En la primera parte de este artículo tripartito hablamos sobre la infancia y juventud de Michael Faraday: sus humildes comienzos como repartidor de periódicos y aprendiz de encuadernador, su viaje por Europa con Sir Humphry Davy, su trabajo como ayudante de laboratorio de la Royal Institution y el experimento fallido de Wollaston y Davy de construir un motor eléctrico. Como dijimos al terminar la historia, Faraday decidió seguir trabajando en el asunto después de que los otros dos –al menos en apariencia– se dieran por vencidos.
Unos meses más tarde el joven había conseguido un prototipo de lo que, por lo que sé, es el primer motor eléctrico de la historia. Se trataba de lo que hoy conocemos como un motor homopolar, es decir, en el que la polaridad nunca cambia. Básicamente era una pila unida a dos electrodos sumergidos en mercurio, y un cable colgando sobre uno de ellos que estaba imantado. El cable daba vueltas alrededor del imán sumergido mientras se mantenía la corriente encendida: se estaba convirtiendo energía eléctrica en energía cinética de manera directa.
Motor homopolar de Faraday.
Fue el gran logro de Faraday hasta ese momento, y también su mayor tragedia. Aunque la idea no era la de Wollaston, que había intentado hacer girar el cable sobre su eje, no alrededor de un imán, Faraday era consciente de que nunca hubiera empezado a experimentar en esto sin la idea de Wollaston. Así, mientras se apresuraba a escribir el artículo que sería publicado con sus resultados, fue a casa de Wollaston para entrevistarse con él para preguntarle si podía dar cuenta de los experimentos realizados por el otro. Pero Wollaston, como Davy, estaba de viaje en ese momento.
Y entonces Faraday metió la pata: no esperó a que Wollaston volviera de viaje, ni mencionó sin permiso del otro sus experimentos en electromagnetismo. Simplemente publicó sus resultados sin mencionarlo. Y eso está muy, pero que muy feo en un mundo en el que el mérito es algo importantísimo y los egos son tan grandes como edificios. Digo que Michael metió la pata porque, por un lado, mostró una gran integridad toda su vida y este episodio, de haber sido deshonesto, sería una excepción rarísima. Al hablar de ello posteriormente él siempre sostuvo que se precipitó y que no mencionó el experimento de Wollaston porque no se atrevió a hacerlo sin su permiso, y creo que es cierto – pero también lo es que cometió un error imperdonable.
Irónicamente la persona en perdonarlo más fácilmente fue el propio William Hyde Wollaston: Faraday le escribió apresuradamente cuando empezaron los rumores sobre que había robado la idea al otro científico, y Wollaston le quitó importancia. Desafortunadamente, quien no le quitó importancia y nunca sentiría el mismo aprecio por él sería Sir Humphry Davy. La actuación de su pupilo había sido una decepción para Davy.

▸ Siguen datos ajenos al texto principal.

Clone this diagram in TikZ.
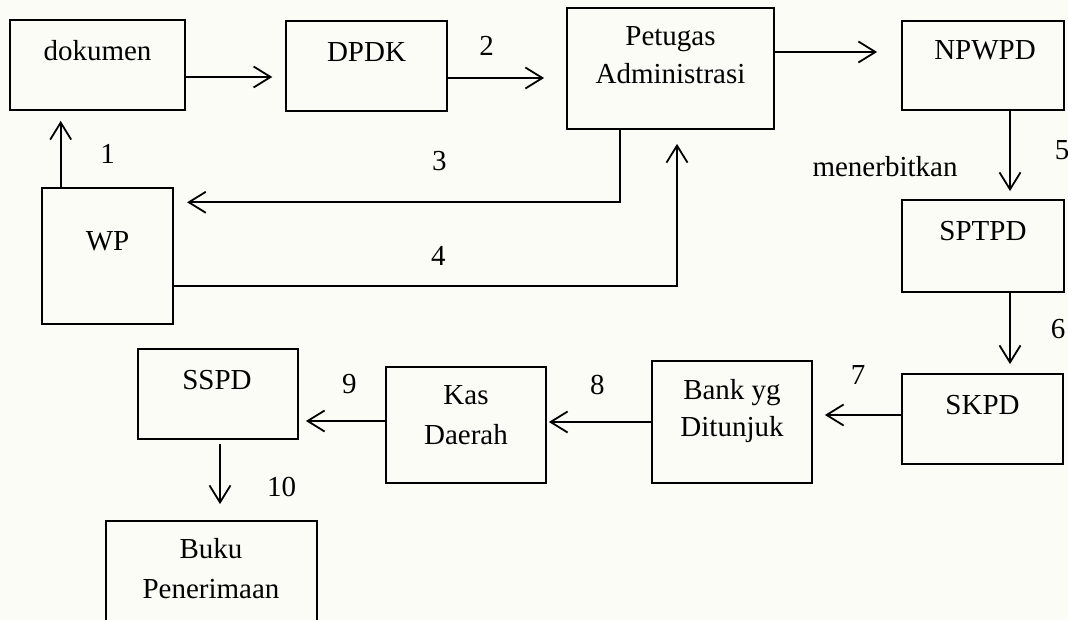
\documentclass[tikz,border=0pt]{standalone}
\usepackage{fontspec}
\setmainfont{Liberation Serif}
\usetikzlibrary{arrows.meta}
\definecolor{paper}{HTML}{FCFCF6}
\begin{document}
\begin{tikzpicture}[x=1pt,y=-1pt,
  box/.style={draw, line width=1.8pt, inner sep=0pt},
  lbl/.style={anchor=base, inner sep=0pt, font=\fontsize{29}{33}\selectfont},
  flow/.style={line width=1.8pt, -{Straight Barb[length=17pt,width=21pt,line width=1.8pt]}}]

\useasboundingbox (0,0) rectangle (1068,620);
\clip (0,0) rectangle (1068,620);
\fill[paper] (0,0) rectangle (1068,620);

% boxes
\node[box, minimum width=175pt, minimum height=90pt]  (dok)   at (97.5,65)  {};
\node[box, minimum width=161pt, minimum height=90pt]  (dpdk)  at (366.7,66)   {};
\node[box, minimum width=207pt, minimum height=121pt] (pet)   at (670.5,68.5) {};
\node[box, minimum width=162pt, minimum height=89pt]  (npwpd) at (983,65.5) {};
\node[box, minimum width=162pt, minimum height=92pt]  (sptpd) at (983,246)  {};
\node[box, minimum width=161pt, minimum height=90pt]  (skpd)  at (982.5,419) {};
\node[box, minimum width=160pt, minimum height=122pt] (bank)  at (732,422)  {};
\node[box, minimum width=160pt, minimum height=116pt] (kas)   at (466,425)  {};
\node[box, minimum width=160pt, minimum height=90pt]  (sspd)  at (218,394)  {};
\node[box, minimum width=211pt, minimum height=128pt] (buku)  at (211.5,585) {};
\node[box, minimum width=131pt, minimum height=136pt] (wp)    at (107.2,255.8) {};

% box texts
\node[lbl] (dok-t)   at (97.5,61)  {dokumen};
\node[lbl] (dpdk-t)  at (366.5,61.5) {DPDK};
\node[lbl] (pet-t1)  at (670.5,45.7) {Petugas};
\node[lbl] (pet-t2)  at (670.5,83.3) {Administrasi};
\node[lbl] (npwpd-t) at (985,60)   {NPWPD};
\node[lbl] (sptpd-t) at (983,240.7) {SPTPD};
\node[lbl] (skpd-t)  at (982.5,414.3) {SKPD};
\node[lbl] (bank-t1) at (732,399.3) {Bank yg};
\node[lbl] (bank-t2) at (732,436.7) {Ditunjuk};
\node[lbl] (kas-t1)  at (466,404)  {Kas};
\node[lbl] (kas-t2)  at (466,444.3) {Daerah};
\node[lbl] (sspd-t)  at (217,389.3) {SSPD};
\node[lbl] (buku-t1) at (211,558.3) {Buku};
\node[lbl] (buku-t2) at (211,598.3) {Penerimaan};
\node[lbl] (wp-t)    at (107.5,250.7) {WP};
\node[lbl] (terbit)  at (885,176.7) {menerbitkan};

% step numbers
\node[lbl] (n1)  at (107.5,163.3) {1};
\node[lbl] (n2)  at (486.7,56)   {2};
\node[lbl] (n3)  at (439.3,171)  {3};
\node[lbl] (n4)  at (438.3,265.5) {4};
\node[lbl] (n5)  at (1062,159.5) {5};
\node[lbl] (n6)  at (1058,338)   {6};
\node[lbl] (n7)  at (858,384)    {7};
\node[lbl] (n8)  at (597.3,394)  {8};
\node[lbl] (n9)  at (349.3,393.3) {9};
\node[lbl] (n10) at (281.7,496.7) {10};

% connectors
\draw[flow] ([yshift=-12pt]dok.east) coordinate (s0) -- ([xshift=-13pt]dpdk.west |- s0);
\draw[flow] ([yshift=-12pt]dpdk.east) coordinate (s2) -- ([xshift=-22pt]pet.west |- s2);
\draw[flow] ([yshift=16.5pt]pet.east) coordinate (s4) -- ([xshift=-24pt]npwpd.west |- s4);
\draw[flow] ([xshift=27pt]npwpd.south) coordinate (s5) -- ([yshift=8pt]sptpd.north -| s5);
\draw[flow] ([xshift=27pt]sptpd.south) coordinate (s6) -- ([yshift=9pt]skpd.north -| s6);
\draw[flow] ([yshift=4pt]skpd.west) coordinate (s7) -- ([xshift=12pt]bank.east |- s7);
\draw[flow] (bank.west) -- ([xshift=2pt]kas.east |- bank.west);
\draw[flow] ([yshift=4pt]kas.west) coordinate (s9) -- ([xshift=7pt]sspd.east |- s9);
\draw[flow] ([xshift=2pt,yshift=-4pt]sspd.south) coordinate (s10) -- ([yshift=16pt]buku.north -| s10);
\draw[flow] ([xshift=-46.5pt]wp.north) coordinate (s1) -- ([yshift=-10pt]dok.south -| s1);
\draw[flow] ([xshift=-50.5pt]pet.south) |- ([xshift=13.5pt,yshift=53.5pt]wp.east);
\draw[flow] ([yshift=-30pt]wp.east) -| ([xshift=6.5pt,yshift=-14pt]pet.south);
\end{tikzpicture}
\end{document}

Todo se confunde, además, por los posibles celos de Davy hacia Faraday: éste le pasaba casi todos los artículos que iba a publicar en la Philosophical Transactions de la Royal Society, y poco a poco Davy fue viendo el auge en la fama y la excelencia de Faraday. Davy modificaba los artículos de Faraday para mejorarlos (porque su gramática era mejor y el otro cometía errores a menudo), y en algún caso parece que Faraday sintió cierto rencor porque Humphry se atribuía ideas o “chispas de ideas” que luego llevarían a descubrimientos del joven y que daban más mérito del debido a su mentor.
No he podido averiguar exactamente qué emociones dominaban a los dos hombres, pero por las cartas a lo largo de los años no me cabe duda de que existían dos cosas: cierto resentimiento o alejamiento entre ellos a partir de esta época y, al mismo tiempo, un afecto que nunca abandonarían el uno por el otro. Una relación extraña.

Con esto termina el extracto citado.